With the prospect of increasing oil production, lowering operating costs, and prolonging field lifetimes, the petroleum industry is actively working to improve its ability to operate in an integrated and efficient manner across geographical, organizational, and professional boundaries. This effort is labelled Integrated Operations (IO) and it focuses on new technologies and enhanced work processes for improved decision making and safer, more efficient production.

As such, it can be said that IO is closely connected to Process, People, Technology and Organisation/ Governance (PPTO).and where the complex interaction among these four dimensions must be addressed for successful business transformation (Edwards T. & Mydland Ø.,(2010), Using the concept of a capability platform (as described by Henderson et. Al. Chapter N) emphasizes the synthesis of people, process, technology and governance, where no single dimension is more important than other. layers.)

Transferring the IO principles to the planning domain has lead to the development of the concept of Integrated Planning. Traditionally, the various domains of an asset, such as reservoir management, drilling, operations and maintenance, all have their separate activity and resource plans specific for their domain. These plans enable them to prepare for and follow up on their various operations and ensure that appropriate material and human resources are available for the specific tasks. Unfortunately, the different domains more often than not function as separate “silos” with little or ad hoc collaboration between them, and this way of planning and organizing of activities leads to an atomistic operational picture and inefficient resource management for the asset as a whole. The concept of Integrated Planning addresses these issues and lifts the goals of IO into the field of planning and deviation management. As such, Integrated Planning constitutes a holistic planning philosophy, and for some organizations perhaps a new organizational function, enabling the organization to manage operational plans across domains and handle continuous deviations in an optimal manner for the asset as a whole.
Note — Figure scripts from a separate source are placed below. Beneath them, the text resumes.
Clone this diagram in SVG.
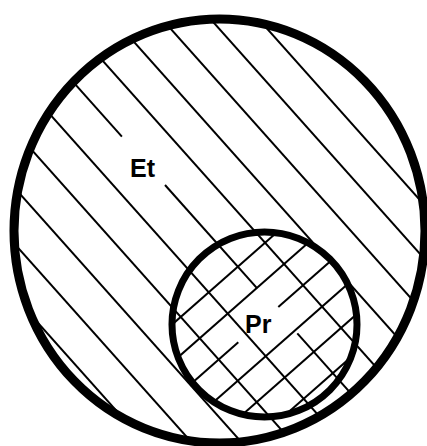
<svg xmlns="http://www.w3.org/2000/svg" width="427" height="446" viewBox="0 0 427 446">
<style>
.h{stroke:#000;stroke-width:2;fill:none}
.c{fill:none;stroke:#000}
.t{font-family:"Liberation Sans",Arial,sans-serif;font-weight:bold;font-size:25px;fill:#000}
</style>
<defs>
<clipPath id="co"><ellipse cx="219.5" cy="231" rx="205.5" ry="212"/></clipPath>
<clipPath id="ci"><circle cx="264.5" cy="324.5" r="92.5"/></clipPath>
</defs>
<rect width="427" height="446" fill="#fff"/>
<g id="hatch-et" clip-path="url(#co)">
<line class="h" x1="-258.9" y1="-10" x2="160.3" y2="460"/>
<line class="h" x1="-211.9" y1="-10" x2="207.3" y2="460"/>
<line class="h" x1="-161.9" y1="-10" x2="257.3" y2="460"/>
<line class="h" x1="-110.9" y1="-10" x2="308.3" y2="460"/>
<line class="h" x1="-60.9" y1="-10" x2="358.3" y2="460"/>
<line class="h" x1="-8.9" y1="-10" x2="121.9" y2="136.7"/>
<line class="h" x1="165" y1="185" x2="257.2" y2="288.3"/>
<line class="h" x1="297.3" y1="333.3" x2="410.3" y2="460"/>
<line class="h" x1="39.6" y1="-10" x2="458.8" y2="460"/>
<line class="h" x1="87.7" y1="-10" x2="506.9" y2="460"/>
<line class="h" x1="136.1" y1="-10" x2="555.3" y2="460"/>
<line class="h" x1="184.6" y1="-10" x2="603.8" y2="460"/>
<line class="h" x1="232.6" y1="-10" x2="651.8" y2="460"/>
</g>
<g id="hatch-pr" clip-path="url(#ci)">
<line class="h" x1="160" y1="335.2" x2="370" y2="150.4"/>
<line class="h" x1="160" y1="373.2" x2="370" y2="188.4"/>
<line class="h" x1="160" y1="411.2" x2="238.3" y2="342.3"/>
<line class="h" x1="278.3" y1="307.1" x2="370" y2="226.4"/>
<line class="h" x1="160" y1="449.2" x2="370" y2="264.4"/>
<line class="h" x1="160" y1="487.2" x2="370" y2="302.4"/>
<line class="h" x1="160" y1="525.2" x2="370" y2="340.4"/>
</g>
<g id="et">
<ellipse class="c" cx="219.5" cy="231" rx="205.5" ry="212" stroke-width="9"/>
<text class="t" x="130" y="176.5">Et</text>
</g>
<g id="pr">
<circle class="c" cx="264.5" cy="324.5" r="92.5" stroke-width="7"/>
<text class="t" x="245" y="333">Pr</text>
</g>
<g id="connectors"/>
</svg>
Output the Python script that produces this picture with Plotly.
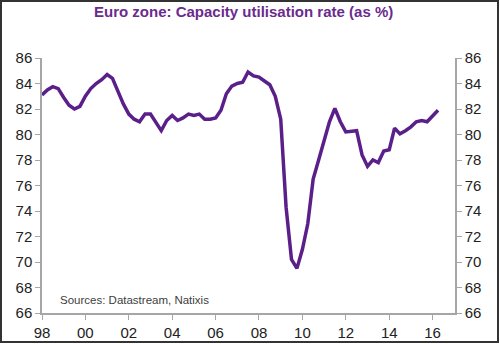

The IPL concept represents a real-time, holistic perspective on planning emphasizing:

  • The interplay between different planning levels: strategic, tactical, and operational;

  • The interplay between organizations, units, professions and groups that are involved in planning and execution;

  • The critical interdependencies that have significant consequences for operational performance; and

  • Feedback loops for continuous improvement of integrated planning processes.

The purpose of this chapter is to present findings from three case studies on integrated planning in the oil & gas industry and illustrate some of the challenges these companies experience in the planning domain. Based on the studies, we identify three enabling factors that prove to be significant for implementing IPL: ICT tools for aggregating and visualizing plan information; Roles and Processes for describing best practice; and Arenas for Plan Coordination. Designing and implementing such enablers, however, does not alone allow for a realization of the potentials inherent in IPL. Our studies illustrate clearly that IPL practices need to be fostered through human and organizational capabilities at the level of mindset and culture. We therefore discuss four salient features of organizational culture that need to be cultivated in order to continuously improve integrated planning practices: Competence, Commitment, Collaboration, and Continuous Learning.